Hint: By using the \[\cos \theta =\cos \alpha .\cos \beta \], we need to find the value of \[\tan \left( \dfrac{\theta +\alpha }{2} \right)\tan \left( \dfrac{\theta -\alpha }{2} \right)\]. We know that tangent is the ratio of sine to cosine function by applying this and using some trigonometric formula we can find the value.

Formula used:
\[\cos A-\cos B=2\sin \left( \dfrac{A+B}{2} \right)\sin \left( \dfrac{B-A}{2} \right)\]
\[\cos A+\cos B=2\cos \left( \dfrac{A+B}{2} \right)\cos \left( \dfrac{A-B}{2} \right)\]
\[1-\cos A=2{{\sin }^{2}}\left( \dfrac{A}{2} \right)\]
\[1+\cos A=2{{\cos }^{2}}\left( \dfrac{A}{2} \right)\]

Step by step solution:
Given, \[\cos \theta =\cos \alpha .\cos \beta \,\,\,\,--(1)\]
Now, we have \[\tan \left( \dfrac{\theta +\alpha }{2} \right)\tan \left( \dfrac{\theta -\alpha }{2} \right)\], by definition we know that tangent is the ratio of sine to cosine.
\[\Rightarrow \tan \left( \dfrac{\theta +\alpha }{2} \right)\tan \left( \dfrac{\theta -\alpha }{2} \right)=\dfrac{\sin \left( \dfrac{\theta +\alpha }{2} \right)}{\cos \left( \dfrac{\theta +\alpha }{2} \right)}\dfrac{\sin \left( \dfrac{\theta -\alpha }{2} \right)}{\cos \left( \dfrac{\theta -\alpha }{2} \right)}\]
Multiplying 2 and dividing 2 on RHS,
\[=\dfrac{2\sin \left( \dfrac{\theta +\alpha }{2} \right)}{2\cos \left( \dfrac{\theta +\alpha }{2} \right)}\dfrac{\sin \left( \dfrac{\theta -\alpha }{2} \right)}{\cos \left( \dfrac{\theta -\alpha }{2} \right)}\]
We know that \[\cos \alpha -\cos \theta =2\sin \left( \dfrac{\theta +\alpha }{2} \right)\sin \left( \dfrac{\theta -\alpha }{2} \right)\] and \[\cos \alpha +\cos \theta =2\cos \left( \dfrac{\theta +\alpha }{2} \right)\cos \left( \dfrac{\theta -\alpha }{2} \right)\], using this we have,
\[=\dfrac{\cos \alpha -\cos \theta }{\cos \alpha +\cos \theta }\]
But from equation 1 we have \[\cos \theta =\cos \alpha .\cos \beta \],
\[=\dfrac{\cos \alpha -\cos \alpha \cos \beta }{\cos \alpha +\cos \alpha \cos \beta }\]
Taking \[\cos \alpha \] common we have
\[=\dfrac{\cos \alpha \left( 1-\cos \beta \right)}{\cos \alpha \left( 1+\cos \beta \right)}\]
\[=\dfrac{1-\cos \beta }{1+\cos \beta }\]
\[=\dfrac{2{{\sin }^{2}}\left( \dfrac{\beta }{2} \right)}{2{{\cos }^{2}}\left( \dfrac{\beta }{2} \right)}\]
 \[={{\tan }^{2}}\left( \dfrac{\beta }{2} \right)\]
Hence, \[\tan \left( \dfrac{\theta +\alpha }{2} \right)\tan \left( \dfrac{\theta -\alpha }{2} \right)={{\tan }^{2}}\left( \dfrac{\beta }{2} \right)\].

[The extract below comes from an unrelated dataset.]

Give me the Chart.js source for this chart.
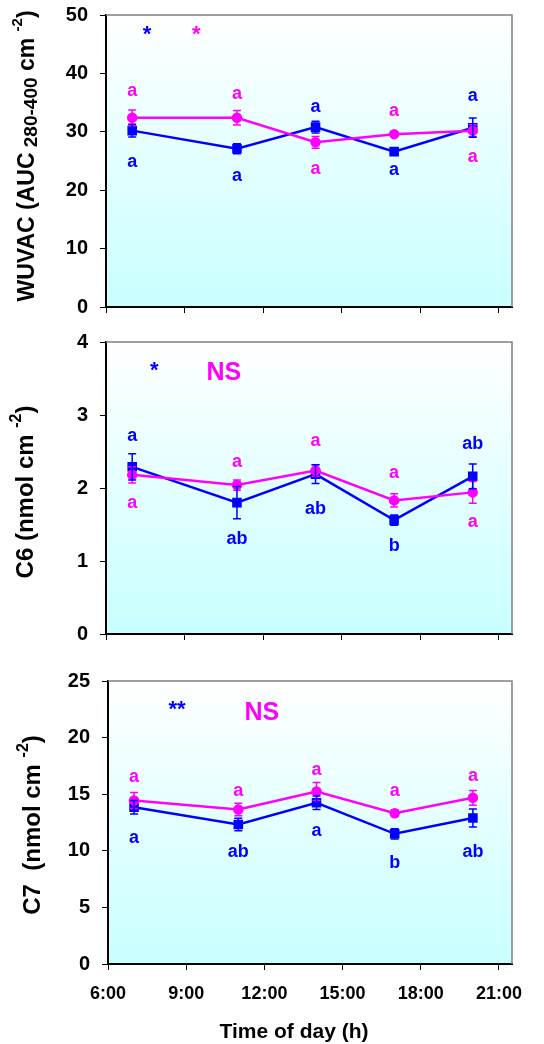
<!DOCTYPE html>
<html>
<head>
<meta charset="utf-8">
<script src="https://cdn.jsdelivr.net/npm/chart.js@4.4.0/dist/chart.umd.min.js"></script>
<style>
  body { margin: 0; background: #fff; }
  canvas { position: absolute; left: 0; }
</style>
</head>
<body>
<canvas id="wuvac" width="544" height="330" style="top:0"></canvas>
<canvas id="c6" width="544" height="330" style="top:330px"></canvas>
<canvas id="c7" width="544" height="384" style="top:660px"></canvas>
<script>
const FONT = "'Liberation Sans', Arial, sans-serif";
const BLUE = '#0000ff';
const PINK = '#ff00ff';

const hours = [7, 11, 14, 17, 20];
const hourTicks = [6, 9, 12, 15, 18, 21];
const hourLabels = ['6:00', '9:00', '12:00', '15:00', '18:00', '21:00'];

// WUVAC
const wuvacBlue = [30.2, 27.1, 30.8, 26.6, 30.7];
const wuvacBlueErr = [1.1, 0.85, 1.0, 0.4, 1.65];
const wuvacPink = [32.4, 32.4, 28.2, 29.6, 30.2];
const wuvacPinkErr = [1.35, 1.25, 1.0, 0.3, 1.0];
const wuvacBlueLetters = ['a', 'a', 'a', 'a', 'a'];
const wuvacBlueLetterY = [24.9, 22.5, 34.3, 23.4, 36.2];
const wuvacPinkLetters = ['a', 'a', 'a', 'a', 'a'];
const wuvacPinkLetterY = [36.9, 36.5, 23.7, 33.5, 25.6];

// C6
const c6Blue = [2.29, 1.80, 2.19, 1.56, 2.16];
const c6BlueErr = [0.18, 0.22, 0.13, 0.07, 0.17];
const c6Pink = [2.18, 2.04, 2.24, 1.83, 1.94];
const c6PinkErr = [0.11, 0.07, 0.08, 0.09, 0.15];
const c6BlueLetters = ['a', 'ab', 'ab', 'b', 'ab'];
const c6BlueLetterY = [2.71, 1.30, 1.71, 1.21, 2.60];
const c6PinkLetters = ['a', 'a', 'a', 'a', 'a'];
const c6PinkLetterY = [1.79, 2.36, 2.65, 2.21, 1.53];

// C7
const c7Blue = [13.85, 12.32, 14.24, 11.5, 12.9];
const c7BlueErr = [0.6, 0.55, 0.6, 0.45, 0.8];
const c7Pink = [14.44, 13.65, 15.24, 13.32, 14.68];
const c7PinkErr = [0.7, 0.55, 0.8, 0.3, 0.65];
const c7BlueLetters = ['a', 'ab', 'a', 'b', 'ab'];
const c7BlueLetterY = [11.15, 9.85, 11.75, 8.9, 9.9];
const c7PinkLetters = ['a', 'a', 'a', 'a', 'a'];
const c7PinkLetterY = [16.5, 15.3, 17.1, 15.3, 16.6];

// significance marks: text, series, x (h), y
const wuvacNotes = [['*', 'blue', 7.57, 47.0], ['*', 'pink', 9.45, 47.0]];
const c6Notes = [['*', 'blue', 7.84, 3.63], ['NS', 'pink', 10.5, 3.58]];
const c7Notes = [['**', 'blue', 8.65, 22.6], ['NS', 'pink', 11.9, 22.2]];

function text(ctx, str, x, y, size, color, baseline) {
  ctx.font = 'bold ' + size + 'px ' + FONT;
  ctx.fillStyle = color;
  ctx.textAlign = 'center';
  ctx.textBaseline = baseline || 'middle';
  ctx.fillText(str, x, y);
}

function makeChart(id, p) {
  const series = [
    { name: 'pink', data: p.pink, err: p.pinkErr, color: PINK, style: 'circle', r: 4, letters: p.pinkLetters, letterY: p.pinkLetterY },
    { name: 'blue', data: p.blue, err: p.blueErr, color: BLUE, style: 'rect', r: 5, letters: p.blueLetters, letterY: p.blueLetterY }
  ];

  const extras = {
    id: 'extras',
    beforeDraw(chart) {
      const { ctx, chartArea: a } = chart;
      const g = ctx.createLinearGradient(0, a.top, 0, a.bottom);
      g.addColorStop(0, '#ffffff');
      g.addColorStop(1, '#c8ffff');
      ctx.fillStyle = g;
      ctx.fillRect(a.left, a.top, a.width, a.height);
    },
    afterDatasetsDraw(chart) {
      const { ctx } = chart;
      const ys = chart.scales.y, xs = chart.scales.x;
      series.forEach((s, di) => {
        const meta = chart.getDatasetMeta(di);
        ctx.save();
        ctx.strokeStyle = s.color;
        ctx.lineWidth = 1.5;
        meta.data.forEach((pt, i) => {
          const top = ys.getPixelForValue(s.data[i] + s.err[i]);
          const bot = ys.getPixelForValue(s.data[i] - s.err[i]);
          ctx.beginPath();
          ctx.moveTo(pt.x, top); ctx.lineTo(pt.x, bot);
          ctx.moveTo(pt.x - 4, top); ctx.lineTo(pt.x + 4, top);
          ctx.moveTo(pt.x - 4, bot); ctx.lineTo(pt.x + 4, bot);
          ctx.stroke();
        });
        ctx.restore();
        s.letters.forEach((l, i) => {
          text(ctx, l, xs.getPixelForValue(hours[i]), ys.getPixelForValue(s.letterY[i]), 18, s.color);
        });
      });
      p.notes.forEach(n => {
        const color = n[1] === 'blue' ? BLUE : PINK;
        const x = xs.getPixelForValue(n[2]), y = ys.getPixelForValue(n[3]);
        if (n[0] === 'NS') text(ctx, n[0], x, y, 25, color);
        else text(ctx, n[0], x, y + 8, 22, color, 'alphabetic');
      });
    },
    afterDraw(chart) {
      const { ctx, chartArea: a } = chart;
      ctx.save();
      ctx.strokeStyle = '#808080';
      ctx.lineWidth = 1.5;
      ctx.beginPath();
      ctx.moveTo(a.left, a.top); ctx.lineTo(a.right, a.top); ctx.lineTo(a.right, a.bottom);
      ctx.stroke();
      // y title with sub/superscripts
      ctx.translate(p.title.x, p.title.y);
      ctx.rotate(-Math.PI / 2);
      ctx.textBaseline = 'middle';
      ctx.textAlign = 'left';
      ctx.fillStyle = '#000';
      let total = 0;
      p.title.parts.forEach(part => {
        ctx.font = 'bold ' + part.s + 'px ' + FONT;
        total += ctx.measureText(part.t).width;
      });
      let x = -total / 2;
      p.title.parts.forEach(part => {
        ctx.font = 'bold ' + part.s + 'px ' + FONT;
        ctx.fillText(part.t, x, part.dy || 0);
        x += ctx.measureText(part.t).width;
      });
      ctx.restore();
      if (p.xTitle) text(ctx, 'Time of day (h)', 294, 372, 21, '#000');
    }
  };

  return new Chart(document.getElementById(id), {
    type: 'line',
    data: {
      datasets: series.map(s => ({
        label: s.name,
        data: hours.map((h, i) => ({ x: h, y: s.data[i] })),
        borderColor: s.color,
        backgroundColor: s.color,
        borderWidth: 2.5,
        pointStyle: s.style,
        pointRadius: s.r,
        tension: 0
      }))
    },
    options: {
      responsive: false,
      animation: false,
      events: [],
      layout: { padding: { top: p.top, right: 32, left: 0, bottom: 0 } },
      plugins: { legend: { display: false }, tooltip: { enabled: false } },
      scales: {
        x: {
          type: 'linear', min: 6, max: 21.5,
          afterBuildTicks: s => { s.ticks = hourTicks.map(v => ({ value: v })); },
          afterFit: s => { s.height = p.xHeight; s.paddingLeft = 0; s.paddingRight = 0; },
          ticks: {
            display: !!p.xTitle, autoSkip: false, maxRotation: 0, padding: 13, color: '#000',
            font: { family: FONT, size: 18, weight: 'bold' },
            callback: (v, i) => hourLabels[i]
          },
          grid: { drawOnChartArea: false, drawTicks: true, tickLength: 6, color: '#000', lineWidth: 1 },
          border: { color: '#000', width: 2 }
        },
        y: {
          min: 0, max: p.max,
          ticks: { stepSize: p.step, padding: 12, color: '#000', font: { family: FONT, size: 20, weight: 'bold' } },
          afterFit: s => { s.width = p.left; s.paddingTop = 0; s.paddingBottom = 0; },
          grid: { drawOnChartArea: false, drawTicks: true, tickLength: 6, color: '#000', lineWidth: 1 },
          border: { color: '#000', width: 2 }
        }
      }
    },
    plugins: [extras]
  });
}

makeChart('wuvac', {
  blue: wuvacBlue, blueErr: wuvacBlueErr, pink: wuvacPink, pinkErr: wuvacPinkErr,
  blueLetters: wuvacBlueLetters, blueLetterY: wuvacBlueLetterY,
  pinkLetters: wuvacPinkLetters, pinkLetterY: wuvacPinkLetterY,
  notes: wuvacNotes, max: 50, step: 10, top: 15, left: 106, xHeight: 23,
  title: { x: 28, y: 156, parts: [
    { t: 'WUVAC (AUC', s: 23 }, { t: ' 280-400', s: 19, dy: 4 }, { t: ' cm ', s: 23 },
    { t: '-2', s: 15, dy: -10 }, { t: ')', s: 23 }] }
});

makeChart('c6', {
  blue: c6Blue, blueErr: c6BlueErr, pink: c6Pink, pinkErr: c6PinkErr,
  blueLetters: c6BlueLetters, blueLetterY: c6BlueLetterY,
  pinkLetters: c6PinkLetters, pinkLetterY: c6PinkLetterY,
  notes: c6Notes, max: 4, step: 1, top: 12, left: 106, xHeight: 26,
  title: { x: 26, y: 162, parts: [
    { t: 'C6 (nmol cm ', s: 24 }, { t: '-2', s: 16, dy: -9 }, { t: ')', s: 24 }] }
});

makeChart('c7', {
  blue: c7Blue, blueErr: c7BlueErr, pink: c7Pink, pinkErr: c7PinkErr,
  blueLetters: c7BlueLetters, blueLetterY: c7BlueLetterY,
  pinkLetters: c7PinkLetters, pinkLetterY: c7PinkLetterY,
  notes: c7Notes, max: 25, step: 5, top: 21, left: 108, xHeight: 80, xTitle: true,
  title: { x: 33, y: 165, parts: [
    { t: 'C7  (nmol cm ', s: 24 }, { t: '-2', s: 16, dy: -9 }, { t: ')', s: 24 }] }
});
</script>
</body>
</html>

Hence, option (b) is correct.

Note: Trigonometric identities and ratios are the concept that is used to illustrate the given problem. Trigonometric functions, including variables and constants, are all those trigonometric identities. The replacement method using trigonometric functions is a typical approach used to solve this issue.